Written instruction: Copy every line of the records below where the word "document" occurs.

Data rows:
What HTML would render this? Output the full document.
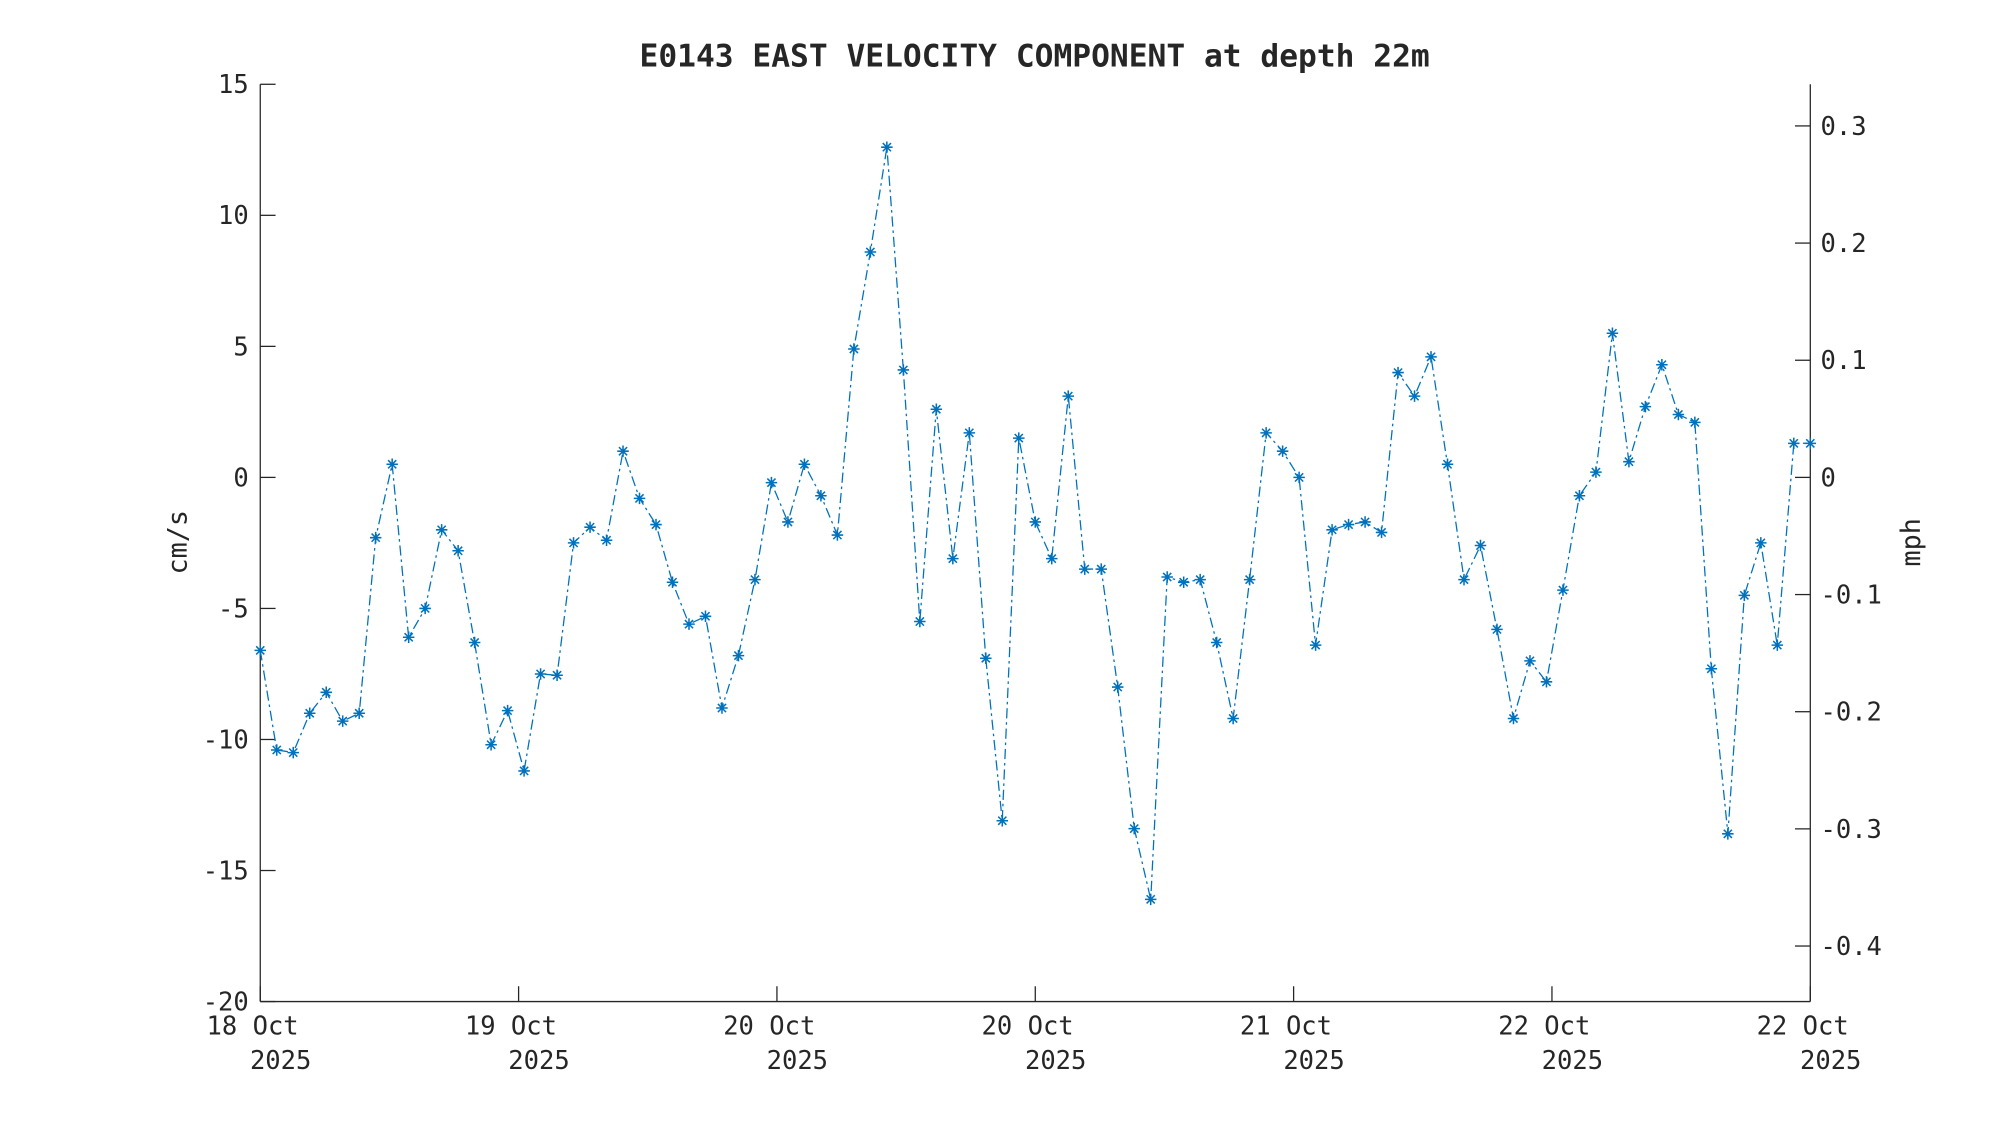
<!DOCTYPE html>
<html><head><meta charset="utf-8"><style>
html,body{margin:0;padding:0;background:#fff;}
svg{display:block;}
text{font-family:"DejaVu Sans Mono","Liberation Mono",monospace;fill:#262626;}
</style></head><body>
<svg id="s" xmlns="http://www.w3.org/2000/svg" width="2000" height="1125" viewBox="0 0 1567.7 881.7">
<rect width="1567.7" height="881.7" fill="#fff"/>
<text x="811" y="52" text-anchor="middle" font-size="24.5" font-weight="bold" fill="#000">E0143 EAST VELOCITY COMPONENT at depth 22m</text>
<g stroke="#262626" stroke-width="1" fill="none">
<line x1="204" y1="66" x2="204" y2="785"/>
<line x1="204" y1="785" x2="1419" y2="785"/>
<line x1="1419" y1="66" x2="1419" y2="785"/>
</g>
<g id="ticks" stroke="#262626" stroke-width="1"></g>
<g id="lbl" font-size="20"></g>
<text transform="translate(146,425) rotate(-90)" text-anchor="middle" font-size="21">cm/s</text>
<text transform="translate(1505,425) rotate(-90)" text-anchor="middle" font-size="21">mph</text>
<path id="ln" fill="none" stroke="#0072BD" stroke-width="1" stroke-dasharray="8,3,2,3"/>
<g id="mk" stroke="#0072BD" stroke-width="1.2"></g>
</svg>
<script>
var NS="http://www.w3.org/2000/svg";
function el(p,t,a,txt){var e=document.createElementNS(NS,t);for(var k in a)e.setAttribute(k,a[k]);if(txt!=null)e.textContent=txt;p.appendChild(e);return e;}
var T=document.getElementById('ticks'),L=document.getElementById('lbl');
function Y(v){return 785-(v+20)*719/35;}
for(var v=-20;v<=15;v+=5){var y=Y(v);el(T,'line',{x1:204,y1:y,x2:216,y2:y});el(L,'text',{x:195,y:y+7,'text-anchor':'end'},String(v));}
var mph=[0.3,0.2,0.1,0,-0.1,-0.2,-0.3,-0.4];
mph.forEach(function(m){var y=Y(m*44.704);el(T,'line',{x1:1407,y1:y,x2:1419,y2:y});el(L,'text',{x:1427,y:y+7},m===0?'0':String(m));});
var xs=[204,406.5,609,811.5,1014,1216.5,1419],lb=['18 Oct','19 Oct','20 Oct','20 Oct','21 Oct','22 Oct','22 Oct'];
xs.forEach(function(x,i){el(T,'line',{x1:x,y1:785,x2:x,y2:773});el(L,'text',{x:x-6,y:811,'text-anchor':'middle'},lb[i]);el(L,'text',{x:x+16,y:838,'text-anchor':'middle'},'2025');});
var d=[-6.6,-10.4,-10.5,-9.0,-8.2,-9.3,-9.0,-2.3,0.5,-6.1,-5.0,-2.0,-2.8,-6.3,-10.2,-8.9,-11.2,-7.5,-7.55,-2.5,-1.9,-2.4,1.0,-0.8,-1.8,-4.0,-5.6,-5.3,-8.8,-6.8,-3.9,-0.2,-1.7,0.5,-0.7,-2.2,4.9,8.6,12.6,4.1,-5.5,2.6,-3.1,1.7,-6.9,-13.1,1.5,-1.7,-3.1,3.1,-3.5,-3.5,-8.0,-13.4,-16.1,-3.8,-4.0,-3.9,-6.3,-9.2,-3.9,1.7,1.0,0.0,-6.4,-2.0,-1.8,-1.7,-2.1,4.0,3.1,4.6,0.5,-3.9,-2.6,-5.8,-9.2,-7.0,-7.8,-4.3,-0.7,0.2,5.5,0.6,2.7,4.3,2.4,2.1,-7.3,-13.6,-4.5,-2.5,-6.4,1.3,1.3];
var n=d.length,p='',M=document.getElementById('mk');
for(var i=0;i<n;i++){var x=204+i*(1215/(n-1)),y=Y(d[i]);p+=(i?'L':'M')+x.toFixed(1)+','+y.toFixed(1);
var r=4.5,q=3.2;el(M,'path',{d:'M'+(x-r)+','+y+'h'+(2*r)+'M'+x+','+(y-r)+'v'+(2*r)+'M'+(x-q)+','+(y-q)+'l'+(2*q)+','+(2*q)+'M'+(x-q)+','+(y+q)+'l'+(2*q)+','+(-2*q)});}
document.getElementById('ln').setAttribute('d',p);
</script>
</body></html>
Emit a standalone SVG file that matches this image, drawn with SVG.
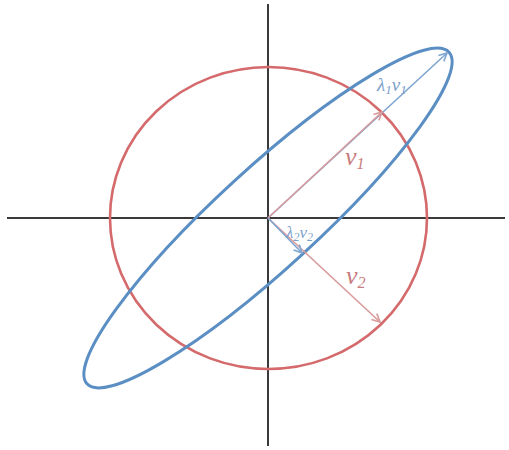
<svg xmlns="http://www.w3.org/2000/svg" width="509" height="450" viewBox="0 0 509 450">
<style>
.axis{stroke:#3a3a3a;stroke-width:2;fill:none}
.circ{stroke:#d46a6c;stroke-width:2.6;fill:none}
.ell{stroke:#5b8fc4;stroke-width:3;fill:none}
.ra{stroke:#d99a9b;stroke-width:1.6;fill:none}
.ba{stroke:#7ea6d0;stroke-width:1.6;fill:none}
.lbl{font-family:"Liberation Serif",serif;font-style:italic}
.red{fill:#c87c7e}
.blue{fill:#7c9fca}
</style>
<defs>
<marker id="ar" viewBox="0 0 10 10" refX="9" refY="5" markerWidth="10" markerHeight="10" markerUnits="userSpaceOnUse" orient="auto">
<path d="M1,1 L9,5 L1,9" fill="none" stroke="#d99a9b" stroke-width="1.6"/>
</marker>
<marker id="ab" viewBox="0 0 10 10" refX="9" refY="5" markerWidth="10" markerHeight="10" markerUnits="userSpaceOnUse" orient="auto">
<path d="M1,1 L9,5 L1,9" fill="none" stroke="#7ea6d0" stroke-width="1.6"/>
</marker>
</defs>
<g id="axes">
<line class="axis" x1="7" y1="218" x2="505" y2="218"/>
<line class="axis" x1="268" y1="4" x2="268" y2="446"/>
</g>
<g id="circle">
<ellipse class="circ" cx="268.5" cy="218" rx="158.5" ry="151"/>
</g>
<g id="ellipse">
<ellipse class="ell" cx="0" cy="0" rx="245.5" ry="50" transform="translate(268,218) rotate(-42.5)"/>
</g>
<g id="connectors">
<line class="ba" x1="268" y1="218" x2="447" y2="53" marker-end="url(#ab)"/>
<line class="ra" x1="268" y1="218" x2="382" y2="112" marker-end="url(#ar)"/>
<line class="ra" x1="268" y1="218" x2="380" y2="322" marker-end="url(#ar)"/>
<line class="ba" x1="268" y1="218" x2="302" y2="253" marker-end="url(#ab)"/>
</g>
<g id="labels">
<text class="lbl blue" x="377" y="91" font-size="19">λ<tspan font-size="13" dy="3">1</tspan><tspan dy="-3">v</tspan><tspan font-size="13" dy="3">1</tspan></text>
<text class="lbl red" x="345" y="165" font-size="26">v<tspan font-size="16" dy="4">1</tspan></text>
<text class="lbl blue" x="286" y="238" font-size="17">λ<tspan font-size="12" dy="3">2</tspan><tspan dy="-3">v</tspan><tspan font-size="12" dy="3">2</tspan></text>
<text class="lbl red" x="346" y="284" font-size="26">v<tspan font-size="16" dy="4">2</tspan></text>
</g>
</svg>
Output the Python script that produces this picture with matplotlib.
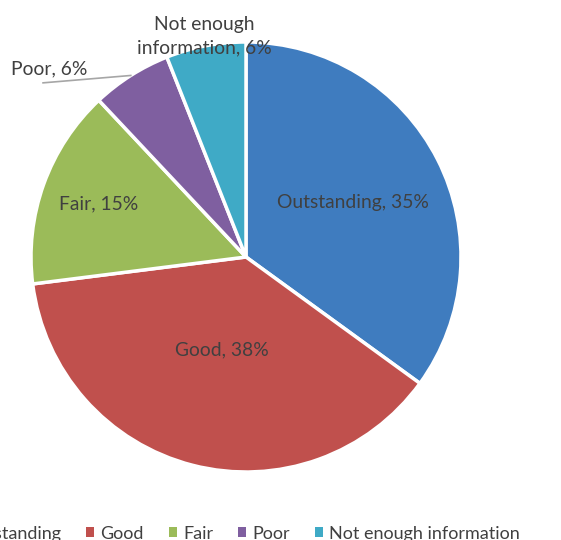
import numpy as np
import matplotlib
matplotlib.use("Agg")
import matplotlib.pyplot as plt
from matplotlib.patches import Patch

categories = ["Outstanding", "Good", "Fair", "Poor", "Not enough information"]
values = [35, 38, 15, 6, 6]
label_texts = ["Outstanding, 35%", "Good, 38%", "Fair, 15%", "Poor, 6%", "Not enough\ninformation, 6%"]
colors = ["#3F7CBF", "#C0504D", "#9BBB59", "#7F5FA0", "#3FAAC6"]

# label placement (radius factor along the wedge mid-angle)
label_r = [0.56, 0.445, 0.73, None, 1.045]

plt.rcParams['font.family'] = ['Lato', 'DejaVu Sans']
FS = 13.9
LFS = 13.0
TXT = "#404040"

fig = plt.figure(figsize=(5.61, 5.4), dpi=100)
W, H = 561, 540
cx, cy, R = 246, 257, 215
ax = fig.add_axes([(cx - R) / W, (H - cy - R) / H, 2 * R / W, 2 * R / H])

wedges, _ = ax.pie(values, colors=colors, startangle=90, counterclock=False,
                   radius=1.0,
                   wedgeprops=dict(edgecolor="white", linewidth=2.5))
ax.set_xlim(-1, 1)
ax.set_ylim(-1, 1)
ax.set_aspect("equal")
ax.axis("off")

for w, txt, r in zip(wedges, label_texts, label_r):
    mid = np.deg2rad((w.theta1 + w.theta2) / 2)
    if r is None:
        # outside label with leader line
        x0, y0 = np.cos(mid) * 1.0, np.sin(mid) * 1.0
        x1, y1 = -0.944, 0.81
        ax.plot([x0, x1], [y0, y1], color="#A6A6A6", lw=1.2, clip_on=False)
        ax.text(-0.917, 0.874, txt, ha="center", va="center", fontsize=FS,
                color=TXT, clip_on=False)
    else:
        ax.text(np.cos(mid) * r, np.sin(mid) * r, txt, ha="center", va="center",
                fontsize=FS, color=TXT, linespacing=1.42, clip_on=False)

handles = [Patch(facecolor=c, edgecolor="none") for c in colors]
fig.legend(handles, categories, loc="center", ncol=5,
           bbox_to_anchor=(0.418, 0.012), frameon=False, fontsize=LFS,
           labelcolor=TXT, handlelength=0.42, handleheight=0.42,
           handletextpad=0.35, columnspacing=1.4, borderpad=0)

fig.savefig("out.png", dpi=100)
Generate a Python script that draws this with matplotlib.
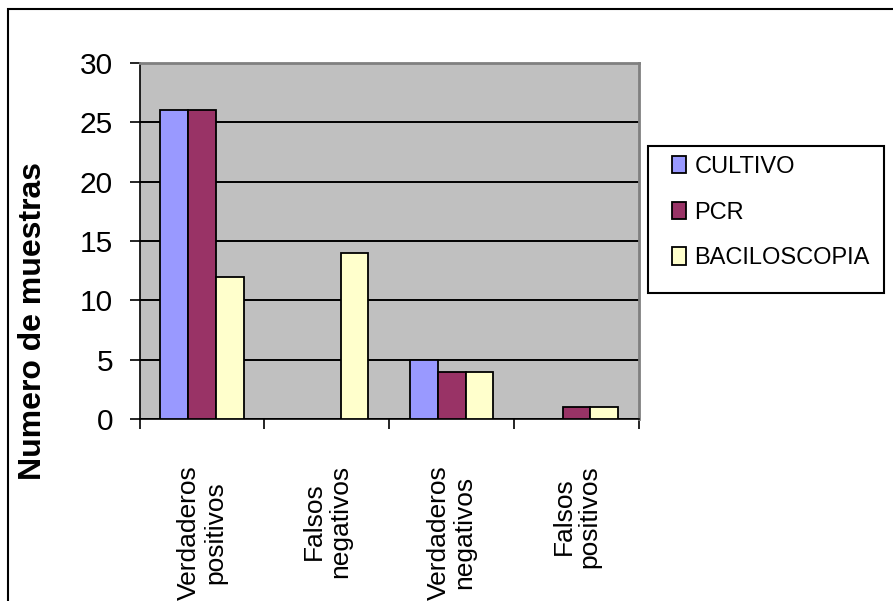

Reply to the exercise:
What HTML would render this? Output the full document.
function el(p,t,a,txt){var e=document.createElementNS(NS,t);for(var k in a)e.setAttribute(k,a[k]);if(txt!=null)e.textContent=txt;p.appendChild(e);return e;}
var T=document.getElementById('ticks'),L=document.getElementById('lbl');
var n=d.length,p='',M=document.getElementById('mk');
document.getElementById('ln').setAttribute('d',p);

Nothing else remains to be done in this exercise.